Ils traduisent une mutation sociale qui aboutit à l’urbanisation. Très caractéristiquement, Yves Thériault, après avoir commencé par des romans paysans dans le goût de Jean Giono, s’est avisé de l’existence des minorités ethniques en peignant d’abord les Juifs de Montréal (Aaron, 1954), puis en revenant aux solitudes avec les Esquimaux (Agaguk, 1958) et le mythique Peau-Rouge (Ashini, 1960) ; le culte de l’énergie et de la violence fait le lien entre ces ouvrages et domine presque exclusivement ceux qui suivront. Et ce sont les Canadiens français de Montréal, réduits à l’état de prolétaires ou à la vie insipide de subalternes, qui font l’objet de Bonheur d’occasion (1945) ou d’Alexandre Chênevert (1954) de Gabrielle Roy : chez ses personnages, citadins de fraîche date, transparaît la nostalgie des grands espaces, qui lui a dicté, dans un genre différent, toute une série d’ouvrages qui commencent par la Petite Poule d’eau (1950). Mais une telle nostalgie n’existe guère chez Roger Lemelin, qui, né dans les quartiers populaires de Québec, en campe les habitants avec un humour gouailleur dans Au pied de la pente douce (1944) et les Plouffe (1948).

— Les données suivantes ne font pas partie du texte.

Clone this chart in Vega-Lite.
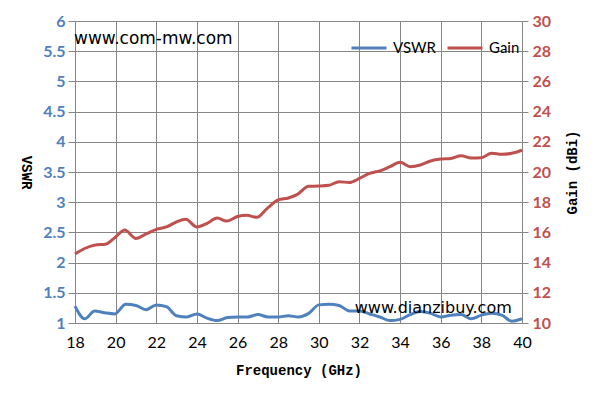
{
  "$schema": "https://vega.github.io/schema/vega-lite/v6.json",
  "description": "VSWR and Gain vs Frequency",
  "width": 447,
  "height": 302,
  "autosize": "none",
  "padding": {"left": 75, "top": 21, "right": 73, "bottom": 81},
  "background": "white",
  "config": {
    "view": {"stroke": null},
    "axis": {"domain": false, "gridColor": "#868686", "gridOpacity": 1, "tickColor": "#868686", "labelOverlap": false, "labelFlush": false, "titleFont": "Liberation Mono", "titleFontSize": 14, "titleFontWeight": "bold", "titleColor": "black"}
  },
  "datasets": {
    "vswr": [
      {"freq": 18, "vswr": 1.28}, {"freq": 18.48, "vswr": 1.07}, {"freq": 18.97, "vswr": 1.2}, {"freq": 19.46, "vswr": 1.17},
      {"freq": 19.95, "vswr": 1.15}, {"freq": 20.5, "vswr": 1.31}, {"freq": 21, "vswr": 1.29}, {"freq": 21.5, "vswr": 1.22},
      {"freq": 22, "vswr": 1.3}, {"freq": 22.5, "vswr": 1.27}, {"freq": 23, "vswr": 1.12}, {"freq": 23.5, "vswr": 1.1},
      {"freq": 24, "vswr": 1.15}, {"freq": 24.5, "vswr": 1.08}, {"freq": 25, "vswr": 1.04}, {"freq": 25.5, "vswr": 1.09},
      {"freq": 26, "vswr": 1.1}, {"freq": 26.5, "vswr": 1.1}, {"freq": 27, "vswr": 1.14}, {"freq": 27.5, "vswr": 1.1},
      {"freq": 28, "vswr": 1.1}, {"freq": 28.5, "vswr": 1.12}, {"freq": 29, "vswr": 1.1}, {"freq": 29.5, "vswr": 1.16},
      {"freq": 30, "vswr": 1.3}, {"freq": 30.5, "vswr": 1.31}, {"freq": 31, "vswr": 1.29}, {"freq": 31.5, "vswr": 1.2},
      {"freq": 32, "vswr": 1.2}, {"freq": 32.5, "vswr": 1.15}, {"freq": 33, "vswr": 1.1}, {"freq": 33.5, "vswr": 1.04},
      {"freq": 34, "vswr": 1.06}, {"freq": 34.5, "vswr": 1.14}, {"freq": 35, "vswr": 1.19}, {"freq": 35.5, "vswr": 1.16},
      {"freq": 36, "vswr": 1.1}, {"freq": 36.5, "vswr": 1.13}, {"freq": 37, "vswr": 1.14}, {"freq": 37.5, "vswr": 1.07},
      {"freq": 38, "vswr": 1.13}, {"freq": 38.5, "vswr": 1.16}, {"freq": 39, "vswr": 1.13}, {"freq": 39.5, "vswr": 1.03},
      {"freq": 40, "vswr": 1.07}
    ],
    "gain": [
      {"freq": 18, "gain": 14.57}, {"freq": 18.5, "gain": 14.95}, {"freq": 19, "gain": 15.17}, {"freq": 19.5, "gain": 15.22},
      {"freq": 20, "gain": 15.7}, {"freq": 20.45, "gain": 16.16}, {"freq": 21, "gain": 15.6}, {"freq": 21.5, "gain": 15.9},
      {"freq": 22, "gain": 16.2}, {"freq": 22.5, "gain": 16.36}, {"freq": 23, "gain": 16.7}, {"freq": 23.45, "gain": 16.87},
      {"freq": 24, "gain": 16.36}, {"freq": 24.5, "gain": 16.6}, {"freq": 25, "gain": 16.95}, {"freq": 25.45, "gain": 16.75},
      {"freq": 26, "gain": 17.05}, {"freq": 26.45, "gain": 17.13}, {"freq": 26.95, "gain": 17.0}, {"freq": 27.45, "gain": 17.57},
      {"freq": 28, "gain": 18.15}, {"freq": 28.5, "gain": 18.28}, {"freq": 28.95, "gain": 18.52}, {"freq": 29.5, "gain": 19.05},
      {"freq": 30, "gain": 19.07}, {"freq": 30.5, "gain": 19.12}, {"freq": 31, "gain": 19.36}, {"freq": 31.5, "gain": 19.3},
      {"freq": 32, "gain": 19.58}, {"freq": 32.5, "gain": 19.91}, {"freq": 33, "gain": 20.07}, {"freq": 33.5, "gain": 20.35},
      {"freq": 34, "gain": 20.64}, {"freq": 34.5, "gain": 20.35}, {"freq": 35, "gain": 20.46}, {"freq": 35.5, "gain": 20.73},
      {"freq": 36, "gain": 20.86}, {"freq": 36.5, "gain": 20.9}, {"freq": 37, "gain": 21.08}, {"freq": 37.5, "gain": 20.93},
      {"freq": 38, "gain": 20.95}, {"freq": 38.5, "gain": 21.24}, {"freq": 39, "gain": 21.17}, {"freq": 39.5, "gain": 21.24},
      {"freq": 40, "gain": 21.44}
    ]
  },
  "encoding": {
    "x": {
      "field": "freq",
      "type": "quantitative",
      "scale": {"domain": [18, 40], "nice": false, "zero": false},
      "axis": {
        "values": [18, 20, 22, 24, 26, 28, 30, 32, 34, 36, 38, 40],
        "grid": true,
        "ticks": false,
        "labelFont": "Lato",
        "labelFontSize": 16,
        "labelColor": "black",
        "labelPadding": 11,
        "title": "Frequency (GHz)",
        "titleX": 223.5,
        "titleY": 47,
        "titleAlign": "center",
        "titleBaseline": "middle"
      }
    }
  },
  "layer": [
    {
      "encoding": {
        "y": {
          "field": "vswr",
          "type": "quantitative",
          "scale": {"domain": [1, 6], "nice": false, "zero": false},
          "axis": {
            "orient": "left",
            "values": [1, 1.5, 2, 2.5, 3, 3.5, 4, 4.5, 5, 5.5, 6],
            "format": "~g",
            "grid": true,
            "tickSize": 7,
            "labelFont": "Lato",
            "labelFontSize": 16,
            "labelFontWeight": "bold",
            "labelColor": "#4F81BD",
            "labelPadding": 3,
            "title": "VSWR",
            "titleAngle": 90,
            "titleX": -50,
            "titleY": 151,
            "titleAlign": "center",
            "titleBaseline": "middle"
          }
        }
      },
      "layer": [
        {
          "data": {"name": "vswr"},
          "mark": {"type": "line", "interpolate": "monotone", "strokeWidth": 3},
          "encoding": {
            "color": {
              "datum": "VSWR",
              "type": "nominal",
              "scale": {"domain": ["VSWR", "Gain"], "range": ["#4F81BD", "#C0504D"]},
              "legend": {
                "orient": "none",
                "legendX": 275,
                "legendY": 8,
                "direction": "horizontal",
                "title": null,
                "symbolType": "stroke",
                "symbolSize": 1225,
                "symbolStrokeWidth": 3,
                "labelFont": "Lato",
                "labelFontSize": 15,
                "labelColor": "black",
                "labelOffset": 5,
                "columnPadding": 5,
                "padding": 0
              }
            }
          }
        },
        {
          "data": {"values": [{"freq": 17.95, "vswr": 5.62, "label": "www.com-mw.com"}]},
          "mark": {"type": "text", "font": "DejaVu Sans", "fontSize": 17, "align": "left", "baseline": "alphabetic", "color": "black"},
          "encoding": {"text": {"field": "label"}}
        },
        {
          "data": {"values": [{"freq": 31.77, "vswr": 1.16, "label": "www.dianzibuy.com"}]},
          "mark": {"type": "text", "font": "DejaVu Sans", "fontSize": 16, "align": "left", "baseline": "alphabetic", "color": "black"},
          "encoding": {"text": {"field": "label"}}
        }
      ]
    },
    {
      "data": {"name": "gain"},
      "mark": {"type": "line", "interpolate": "monotone", "strokeWidth": 3},
      "encoding": {
        "y": {
          "field": "gain",
          "type": "quantitative",
          "scale": {"domain": [10, 30], "nice": false, "zero": false},
          "axis": {
            "orient": "right",
            "values": [10, 12, 14, 16, 18, 20, 22, 24, 26, 28, 30],
            "grid": false,
            "tickSize": 6,
            "labelFont": "Lato",
            "labelFontSize": 16,
            "labelFontWeight": "bold",
            "labelColor": "#C0504D",
            "labelPadding": 4,
            "title": "Gain (dBi)",
            "titleAngle": 270,
            "titleX": 50,
            "titleY": 151,
            "titleAlign": "center",
            "titleBaseline": "middle"
          }
        },
        "color": {"datum": "Gain", "type": "nominal"}
      }
    }
  ],
  "resolve": {"scale": {"y": "independent"}}
}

Des étudiants, d’autre part, se rendent plus nombreux en Europe dès les années 30 ; ils en rapportent un malaise, et des romans l’expriment, dénonçant le puritanisme et l’hypocrisie ; on en trouve l’écho jusqu’à nos jours dans les persiflages de Pierre Baillargeon (1916-1967), de Jean Simard, d’André Giroux (Au delà des visages, 1948), de Gérard Bessette (le Libraire, 1960) ; c’est aussi un retour au pays natal que conte en 1966 la Patience des justes de Pierre de Grandpré. Dès 1934, les Demi-Civilisés de Jean-Charles Harvey passent de la satire au rejet des valeurs sur lesquelles reposait la société québécoise. Et ce genre de romans psychologiques, souvent autobiographiques, fraie la voie au roman d’analyse, qui porte son attention sur la vie intérieure des personnages et non sur leur milieu social ou national : après Robert Charbonneau, qui en donne la théorie et les premiers modèles (Ils posséderont la terre, 1941), il suscite la Fin des songes (1950) de Robert Elie, Le gouffre a toujours soif (1954) d’André Giroux, les premiers romans d’André Langevin ; ce dernier, plus tard, dans le Temps des hommes (1956), passe à l’étude psychologique du prêtre — un prêtre qui se juge isolé par sa vocation et qui tente vainement de rejoindre ses semblables en quittant la soutane pour le costume et la vie d’un bûcheron. D’autres romans, le Poids de Dieu (1962) de Gilles Marcotte, les Terres sèches (1964) de Jean-Paul Pinsonneault, reprendront ce sujet des âmes qui s’interrogent sur leur mission dans le monde : témoignages d’incertitudes qui se généralisent devant la rupture des cadres traditionnels.